Changement d’état d’esprit
Ce basculement n’est pas le seul. Le «blanchiment» des vignes en Bourgogne pourrait devenir un défi. Un groupe de consommateurs Dijonnais interrogés par Bruno David, le directeur du cabinet Symetris, sur «si je vous dis Bourgogne, vous me dites ?» : «vins rouges», lui ont majoritairement répondu ces «jeunes» amateurs de vins. Un «décalage» donc avec la réalité
(62 % blancs ; 29% rouges et rosés ; 9% crémants). Et les ODG «bi-couleur», comme en bourgogne, n’ont plus la possibilité d’orienter ces choix, désormais individuels, avec les nouvelles autorisations de plantation.
Ce qui soulève bien des questions.
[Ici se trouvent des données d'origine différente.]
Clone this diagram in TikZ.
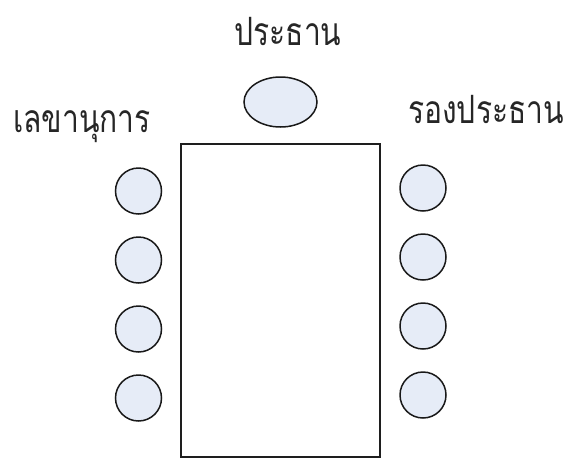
\documentclass[tikz,border=0pt]{standalone}
\usepackage{fontspec}
\newfontfamily\thaifont[Script=Thai]{Loma}
\usetikzlibrary{positioning,shapes.geometric}
\definecolor{seatfill}{RGB}{230,236,247}
\definecolor{deskline}{RGB}{30,30,30}
\newcommand{\tallname}[1]{\scalebox{1}[1.3]{#1}}

\begin{document}
\begin{tikzpicture}[
    x=1pt, y=1pt,
    node distance=23pt,
    desk/.style={draw=deskline, line width=2pt, minimum width=199pt, minimum height=313pt, inner sep=0pt},
    chair/.style={draw=black!90, line width=1.5pt, fill=seatfill, circle, minimum size=46pt, inner sep=0pt, outer sep=0pt},
    headseat/.style={draw=black!90, line width=1.5pt, fill=seatfill, ellipse, minimum width=73pt, minimum height=50pt, inner sep=0pt},
    seatlabel/.style={font=\thaifont\fontsize{30}{32}\selectfont, inner sep=0pt, text=black!85}
]
\useasboundingbox (0,0) rectangle (572,-459);

\node[desk] (desk) at (280,-300) {};
\node[headseat] (head) at (280.5,-102) {};

% left side
\node[chair] (l1) at (138.5,-191) {};
\node[chair, below=of l1] (l2) {};
\node[chair, below=of l2] (l3) {};
\node[chair, below=of l3] (l4) {};

% right side
\node[chair] (r1) at (423,-188) {};
\node[chair, below=of r1] (r2) {};
\node[chair, below=of r2] (r3) {};
\node[chair, below=of r3] (r4) {};

\node[seatlabel, anchor=base] (headname) at (288,-45) {\tallname{ประธาน}};
\node[seatlabel, anchor=base west] (leftname) at (13,-132) {\tallname{เลขานุการ}};
\node[seatlabel, anchor=base west] (rightname) at (408,-123) {\tallname{รองประธาน}};
\end{tikzpicture}
\end{document}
Les consommateurs pourront-ils comprendre que bien qu’historiquement, la renommée de la Bourgogne se soit construite autour des vins rouges de garde, les vignerons ont choisi la «facilité» et la «stabilité» des chardonnays comparativement aux pinots qui «craignent le moindre grain de sable» ? Serait-il préférable désormais de s’appuyer sur le fait que «les vins blancs de Bourgogne ont très peu de concurrents» ? L’histoire du triangle d’Or, Chassagne-Puligny-Meursault, peut-elle être reproduite ? Dans ce cas, un travail sur «l’imaginaire» des prescripteurs et des clients seraient à bâtir et à consolider, toujours en ré-expliquant les quatre niveaux d’appellations.

Entre 16 et 40 millions de cols en plus
Quoiqu’il en soit, la Bourgogne continue de croitre. Sauf crise majeure, les surfaces augmentent d’1% par an. Ce qui dans 20 ans fait passer le vignoble de 25.000 ha à 30.000 ha/35.000 ha plantés. Le BIVB estime approximativement que si les rendements se stabilisent autour de 50 hl/ha, «il faudra vendre 40 millions de cols supplémentaires et particulièrement sur les AOC régionales (surface disponible)». Sur les 20 dernières années, la Bourgogne n’a vendu que 20 millions de cols supplémentaires de ces AOC à l’export. La Bourgogne en commercialise actuellement 200 millions environ chaque année. En revanche, faute de renouvellement des vignes en place, si les rendements baissent (-0,5%/an), la fourchette débuterait à +16 millions de cols à vendre. Mais si les rendements progressent (+0,5%/an) pour atteindre la moyenne de 55 hl/ha, alors la Bourgogne devra apprendre à commercialiser «40 millions de cols en plus même en limitant la progression des surfaces à 0,5 % par an»… Un sacré défi !

Changer de clientèle avec des AOC «moins connues»

Directeur technique et achats de la Maison Bichot, Alain Serveau a expliqué pourquoi ce négociant beaunois a «mis la main» sur des vignes «pour rester dans la course» qualitativement surtout. «Les prescripteurs font vendre mais les consommateurs sont vos ambassadeurs et il faut les satisfaire» sur le long terme. Avec cinq cuveries, réparties de Chablis à Mâcon, le retour sur investissements passait obligatoirement par un changement progressif de clientèle «qui ne pouvait plus forcément assurer des hausses de prix».
Parlant quelque part au nom de sa famille viticole, les Maisons de négoce, il appelait à «retrouver de l’intérêt» avec des appellations «moins connues» pour de nouveaux consommateurs. Il mettait en garde sur la lassitude de sa clientèle suite aux hausses des prix. «Plus on monte le segment des régionales, plus on monte mécaniquement les prix des autres segments. Même bon, cela devient difficile de faire admettre à nos clients qu’il faut mettre
50 € pour un village. Il faut raisonner pour laisser espérer nos clients actuels ; surtout si demain, on veut créer des vins premium».